Back to KDE

What happened?

Some things were just too annoying with awesome:

  • cvlc -f not opening full screen, just sometimes, completely at random. When  it didn’t, it froze.  When it did, it slowed down everything. First I thought that it had  something to do with VDPAU  and tried to turn it off, but I didn’t even get that far.
  • Maximizing a youtube-video in Chromium seemed to freeze the screen. Eventually I figured out that awesome decided to open it in the background or something. Surprisingly, maximizing the window in that state raised it.

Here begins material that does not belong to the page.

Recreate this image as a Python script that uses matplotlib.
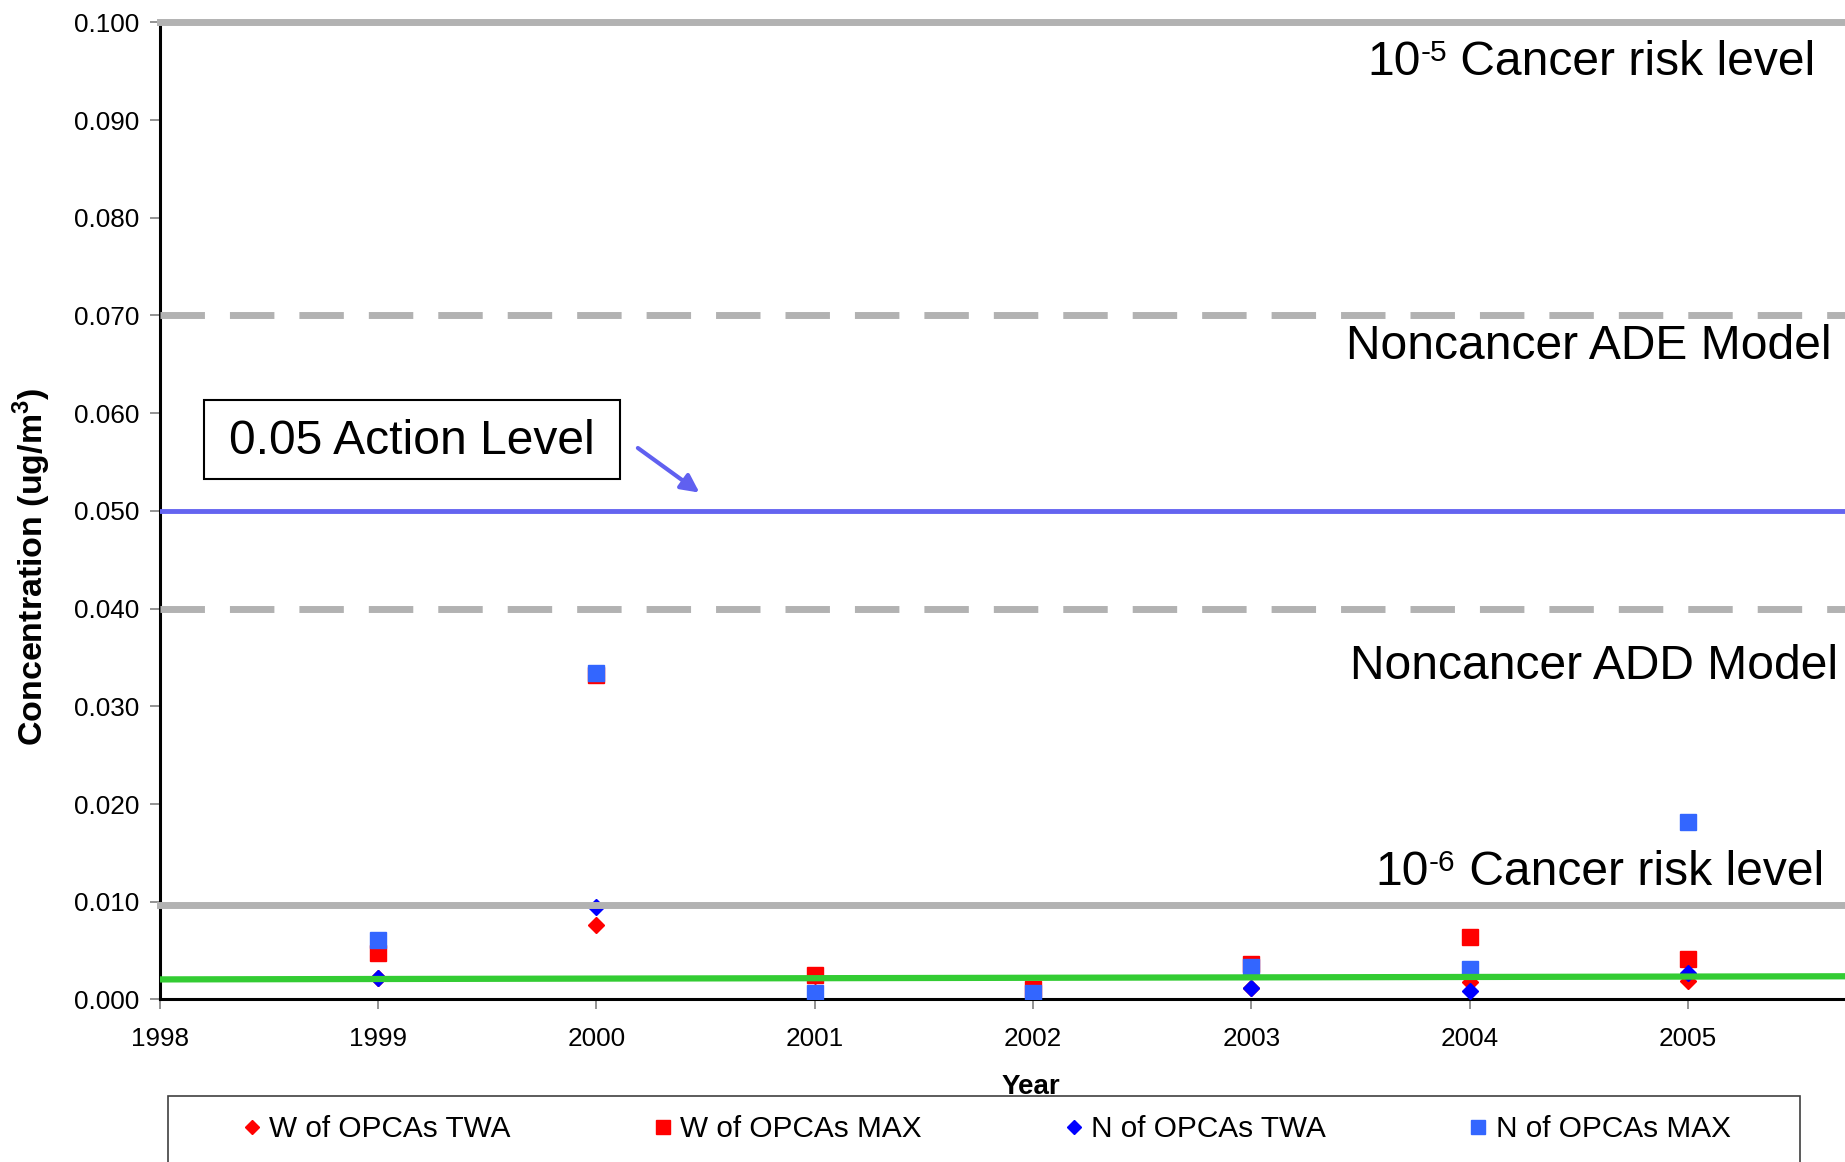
import numpy as np
import matplotlib
matplotlib.use("Agg")
import matplotlib.pyplot as plt
from matplotlib.patches import Rectangle

plt.rcParams['font.family'] = ['Liberation Sans', 'DejaVu Sans']
plt.rcParams['mathtext.fontset'] = 'custom'
plt.rcParams['mathtext.rm'] = 'Liberation Sans'
plt.rcParams['mathtext.bf'] = 'Liberation Sans:bold'

# data
years = [1999, 2000, 2001, 2002, 2003, 2004, 2005]
w_twa = [0.0022, 0.0076, 0.0008, 0.0008, 0.0012, 0.0018, 0.0019]
w_max = [0.0048, 0.0332, 0.0025, 0.0011, 0.0036, 0.0064, 0.0041]
n_twa = [0.0022, 0.0095, 0.0005, 0.0005, 0.0012, 0.0009, 0.0027]
n_max = [0.0061, 0.0334, 0.0007, 0.0007, 0.0033, 0.0031, 0.0182]
series_names = ['W of OPCAs TWA', 'W of OPCAs MAX', 'N of OPCAs TWA', 'N of OPCAs MAX']

trend_x = [1998, 2005.72]
trend_y = [0.00205, 0.00237]

cancer_levels = [0.1, 0.0097]
noncancer_levels = [0.07, 0.04]
action_level = 0.05

FS = 34.6


def risk_label(ax, x, y, exponent, rest, tr):
    # "10" + raised exponent + rest, right aligned at x
    t1 = ax.text(x, y, ' ' + rest, transform=tr, ha='right', va='center',
                 fontsize=FS, zorder=6)
    t2 = ax.annotate(exponent, xy=(0, 0), xycoords=t1, xytext=(0, 17),
                     textcoords='offset points', ha='right', va='baseline',
                     fontsize=21.5, zorder=6)
    ax.annotate('10', xy=(0, 0), xycoords=(t2, t1), ha='right', va='bottom',
                fontsize=FS, zorder=6)


fig = plt.figure(figsize=(18.45, 11.62), dpi=100)
ax = fig.add_axes([0.0867, 0.1399, 1 - 0.0867, 0.9808 - 0.1399])

ax.plot(years, w_twa, 'D', color='#FF0000', ms=8.5, label=series_names[0], zorder=3)
ax.plot(years, w_max, 's', color='#FF0000', ms=12, label=series_names[1], zorder=3)
ax.plot(years, n_twa, 'D', color='#0000FF', ms=8.5, label=series_names[2], zorder=3)
ax.plot(years, n_max, 's', color='#3366FF', ms=12, label=series_names[3], zorder=3)

# reference lines (drawn over the markers)
for lv in cancer_levels:
    ax.axhline(lv, color='#B2B2B2', lw=5, zorder=4, clip_on=False)
for lv in noncancer_levels:
    ax.axhline(lv, color='#B2B2B2', lw=5, dashes=(6.4, 3.6), zorder=4)
ax.axhline(action_level, color='#6464F0', lw=3.5, zorder=4)
ax.plot(trend_x, trend_y, color='#33CC33', lw=4.5, zorder=5)

tr = ax.get_yaxis_transform()
risk_label(ax, 0.9825, 0.0959, '-5', 'Cancer risk level', tr)
ax.text(0.9923, 0.0668, 'Noncancer ADE Model', transform=tr, ha='right', va='center',
        fontsize=FS, zorder=6)
ax.text(0.9958, 0.0341, 'Noncancer ADD Model', transform=tr, ha='right', va='center',
        fontsize=FS, zorder=6)
risk_label(ax, 0.9874, 0.0130, '-6', 'Cancer risk level', tr)

ax.add_patch(Rectangle((0.0259, 0.05325), 0.2473, 0.00805, transform=tr,
                       facecolor='white', edgecolor='black', lw=1.5, zorder=6))
ax.text(0.1495, 0.0571, '0.05 Action Level', transform=tr, ha='center', va='center',
        fontsize=FS, zorder=7)
ax.annotate('', xy=(0.3215, 0.0517), xytext=(0.2823, 0.0566),
            xycoords=tr, textcoords=tr,
            arrowprops=dict(arrowstyle='-|>', color='#6060F0', lw=3, mutation_scale=27),
            zorder=7)

yticks = np.arange(0, 0.1001, 0.01)
ax.set_xlim(1998, 2005.72)
ax.set_ylim(0, 0.1)
ax.set_xticks(np.arange(1998, 2006))
ax.set_yticks(yticks)
ax.set_yticklabels(['%.3f' % v for v in yticks])
ax.tick_params(axis='both', labelsize=18.8, length=7, width=1.2, color='#808080',
               direction='out')
ax.tick_params(axis='x', pad=13)
ax.tick_params(axis='y', pad=8)
for s in ['top', 'right']:
    ax.spines[s].set_visible(False)
for s in ['left', 'bottom']:
    ax.spines[s].set_linewidth(2.2)
    ax.spines[s].set_color('black')

fig.text(0.0175, 0.512, 'Concentration (ug/m$^{\\mathbf{3}}$)', rotation=90,
         ha='center', va='center', fontsize=24.5, fontweight='bold')
fig.text(0.5587, 0.0535, 'Year', ha='center', va='bottom', fontsize=20, fontweight='bold')

# legend box running off the bottom of the figure
fig.patches.append(Rectangle((0.0912, -0.05), 0.8846, 0.1067, transform=fig.transFigure,
                             facecolor='white', edgecolor='#404040', lw=1.2, zorder=5))
handles, labels = ax.get_legend_handles_labels()
leg = fig.legend(handles, labels, ncol=4, loc='center', bbox_to_anchor=(0.534, 0.0283),
                 frameon=False, fontsize=21.4, handlelength=0.8, handletextpad=0.2,
                 columnspacing=4.7, markerscale=0.8)
leg.set_zorder(6)

fig.savefig('out.png', dpi=100)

Learned that by accident.
  • ffplay and mplayer windows centered right where they shouldn’t: between both screens.

Overall, a tiling window manager is nice when  you use X just as a console multiplexer, but if you want more, the disadvantages outweigh the advantages.

So I decided to give KDE another shot. I used it before, but eventually got annoyed by all the useless crap I don’t want nor need, like Akonadi or Nepomuk.

The Experience

So I replaced

exec awesome

with

exec startkde

in my .xinitrc. First thing I noticed was my CPU fan spinning up. Baloo_file decided to have my 6 CPUs work overtime. I found out that it is the new file indexer of the KDE framework. Don’t want it, don’t need it, but easily fixed. Just turn  off the Desktop Search in System Settings. For good measure I also added

chmod -x /usr/bin/baloo_file

Other than that I’m quite happy with it. cvlc -f  always starts full screen again, and a tabbed Konsole is so much nicer than a tiled urxvt 🙂 Chromium and youtube also work as  expected again.

What I miss

What I really miss is separate desktops per screen, but from what I read that won’t be implemented soon, if ever. Well, you can’t have everything. Fortunately I found workarounds for most cases.